Von Hutmachern und Agavenbauern
Schillernde Kolonialstädte, mystische Pyramiden, korallenweisse Strände – Yucatán ist nicht nur für Winterflüchtige ein Traum. Im Hinterland zeugt das Handwerk der Hut- und Seilmacher von der goldenen Vergangenheit des Landes.
Jipijapa – Der Panama Hut
Wer die Seele von Yucatán verstehen will, biegt ab ins Hinterland: Hier zeugen prächtige Kolonialstädte vom vergangenen Ruhm. Hier liegen die mystischen Tempelanlagen der Maya. Und hier werden die Panama-Hüte (Jipijapa) aus den Fasern der Toquilla-Palme so fein geflochten, dass man sie zusammengefaltet in die Hosentasche stecken kann.
Jedoch stammen die Hüte nicht aus Panama, sondern aus Ecuador. Seit 1859 wird der Jipijapa auch auf Yucatán hergestellt. Anders als in Ecuador ist die Luft hier staubtrocken, weshalb die Familien ihre Werkstätten ins kühle Erdreich verlagert haben. «Ohne die Feuchtigkeit würden die Fasern brechen», erklärt Doña Chari. Die 56-jährige Hutmacherin sitzt am Fuss einer steilen Steintreppe in ihrer Höhle, das Flechtwerk in der Hand.

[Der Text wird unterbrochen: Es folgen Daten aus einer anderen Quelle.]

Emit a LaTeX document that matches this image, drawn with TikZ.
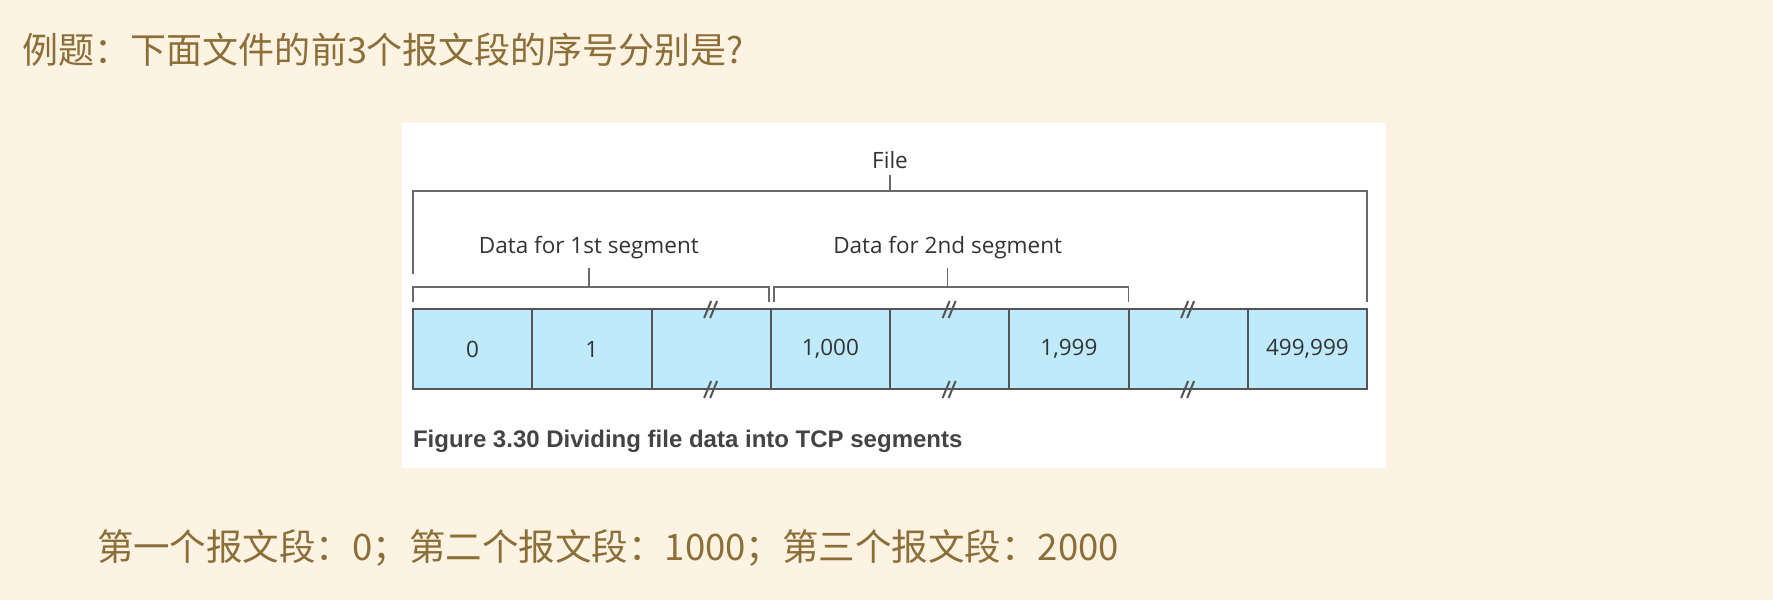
\documentclass[tikz,border=0pt]{standalone}
\usepackage{fontspec}
\usepackage{tikz}
\usetikzlibrary{positioning}
\newfontfamily\cjkfont{Noto Sans CJK SC}
\newfontfamily\lblfont{Open Sans}
\newfontfamily\capfont{Liberation Sans}
\definecolor{paper}{RGB}{252,243,226}
\definecolor{inkbrown}{RGB}{140,110,56}
\definecolor{cellblue}{RGB}{190,234,252}
\definecolor{rulegray}{RGB}{85,85,85}
\definecolor{bracketgray}{RGB}{105,105,105}
\definecolor{textgray}{RGB}{51,51,51}
\definecolor{capgray}{RGB}{68,68,68}

\begin{document}
\begin{tikzpicture}[
      x=0.5pt, y=-0.5pt,
      every node/.style={inner sep=0pt, outer sep=0pt},
      question/.style={font=\cjkfont\fontsize{18}{22}\selectfont, text=inkbrown},
      cell/.style={
        rectangle, draw=rulegray, fill=cellblue, line width=1pt,
        minimum width=59.625pt, minimum height=40pt,
        font=\lblfont\fontsize{11.25}{13}\selectfont, text=textgray
      },
      lbl/.style={
        font=\lblfont\fontsize{11.25}{13}\selectfont, text=textgray,
        text height=8pt, text depth=0pt, inner ysep=3.5pt
      },
      seglbl/.style={lbl, inner ysep=7.5pt},
      figlabel/.style={font=\capfont\bfseries\fontsize{12}{14}\selectfont, text=capgray},
      brk/.style={draw=bracketgray, line width=0.75pt},
      cutmark/.pic={
        \draw[rulegray, line width=1pt] (-7,9) -- (0,-8) (-1,9) -- (6,-8);
      }
    ]
      \useasboundingbox (0,0) rectangle (1773,600);
      \fill[paper] (0,0) rectangle (1773,600);
      \fill[white] (402,123) rectangle (1386,468);

      \node[question, anchor=base west] (quest) at (23,63) {例题：下面文件的前3个报文段的序号分别是?};
      \node[question, font=\cjkfont\fontsize{18.25}{22}\selectfont, anchor=base west] (answer) at (97,560)
        {第一个报文段：0；第二个报文段：1000；第三个报文段：2000};

      \node[cell, anchor=north west] (b1) at (413,309) {0};
      \node[cell, right=0pt of b1] (b2) {1};
      \node[cell, right=0pt of b2] (b3) {};
      \node[cell, right=0pt of b3] (b4) {1,000};
      \node[cell, right=0pt of b4] (b5) {};
      \node[cell, right=0pt of b5] (b6) {1,999};
      \node[cell, right=0pt of b6] (b7) {};
      \node[cell, right=0pt of b7] (b8) {499,999};

      \node[lbl, above=67pt of b4.north east] (file) {File};
      \node[seglbl, above=20.5pt of b2, xshift=-1.5pt] (seg1) {Data for 1st segment};
      \node[seglbl, above=20.5pt of b5, xshift=-1pt] (seg2) {Data for 2nd segment};

      \draw[brk] ([yshift=17.5pt]b1.north west) -- ([yshift=59pt]b1.north west)
        -- ([yshift=59pt]b8.north east) -- ([yshift=3.5pt]b8.north east);
      \draw[brk] (file.south) -- ++(0,16);
      \draw[brk] ([yshift=3.5pt]b1.north west) -- ([yshift=11pt]b1.north west)
        -- ([xshift=-1pt,yshift=11pt]b3.north east) -- ([xshift=-1pt,yshift=3.5pt]b3.north east);
      \draw[brk] (seg1.south) -- ++(0,19);
      \draw[brk] ([xshift=1.5pt,yshift=3.5pt]b4.north west) -- ([xshift=1.5pt,yshift=11pt]b4.north west)
        -- ([yshift=11pt]b6.north east) -- ([yshift=3.5pt]b6.north east);
      \draw[brk] (seg2.south) -- ++(0,19);

      \foreach \c in {b3,b5,b7} {
        \pic at (\c.north) {cutmark};
        \pic at (\c.south) {cutmark};
      }

      \node[figlabel, anchor=base west] (figcap) at ([yshift=-29pt]b1.south west)
        {Figure 3.30 Dividing file data into TCP segments};
    \end{tikzpicture}
\end{document}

Hinter dem Dorf warten 6’000 Toquilla-Pflanzen auf die Ernte. «Das Schwierigste ist das Herstellen der Fasern. Von ihrer Qualität hängt alles ab» sagt Doña Chari. Die Qualität hat ihren Preis. Ein einfacher Hut, in zwei Tagen fertiggestellt, kostet umgerechnet zwischen 25 und 30 Franken. Ein Meisterstück bedeutet mehrere Wochen Arbeit und kann mehrere Hundert Franken kosten. Und die Modelle, die am Strand für ein, zwei Dollar feilgeboten werden? «Made in China».
Auf den Agaven-Feldern
Weiter geht es auf der Suche nach dem «grünen Gold» von Yucatán: der Henequen-Agave. Ihre kantigen, silbergrünen Blätter sehen nicht sehr appetitlich aus – besonders, wenn sie gerade zerquetscht werden. Mehr als 100 Jahre hat die Häckselmaschine der Hacienda Sotuta de Peón schon auf dem Buckel. Mit unstillbarem Appetit und ohrenbetäubendem Lärm verschlingt sie die Blätter und quetscht sie zu einer fleischigen Masse, die schliesslich ausgefasert wird.
«Die alte Lady schafft 100'000 Blätter in acht Stunden», ruft uns Don Antonio zu, während er die zerkauten Bündel auf einen Wagen lädt. Sein Kollege schiebt die Fracht in den Hof, wo Arbeiter sie zum Trocknen aufhängen. Der Sisal (Endprodukt der Agavenernte), benannt nach dem Umschlaghafen an der Nordküste, wurde in alle Welt verschifft. «Mexiko beherrschte zwischen 1870 und 1930 den Welthandel. Die Landwirtschaft und der Schiffbau gierten nach Tauen, Säcken und Schnüren», erklärt Don Antonio (82 Jahre alt).
Als Don Antonio als junger Mann im Feld stand, war die Hacienda ein eigener Kosmos mit feudalen Strukturen. Von den rund 1’300 Haciendas auf Yucatán haben nur wenige überlebt. Während einige zu Boutique Hotels ausgebaut wurden, werden andere noch traditionell bewirtschaftet. Eine davon ist die Hacienda Sotuta de Peón, eine Mischung aus Freilichtmuseum, Touristenresort und Produktionsstätte.
Mérida
In der Kolonialstadt Mérida zeugen die grandiosen Stadtpaläste davon, wie das frühindustrielle Geldbürgertum seine eigene «Belle Époque» feierte – bis die Kunstfasern der Party um 1930 ein jähes Ende bereiteten.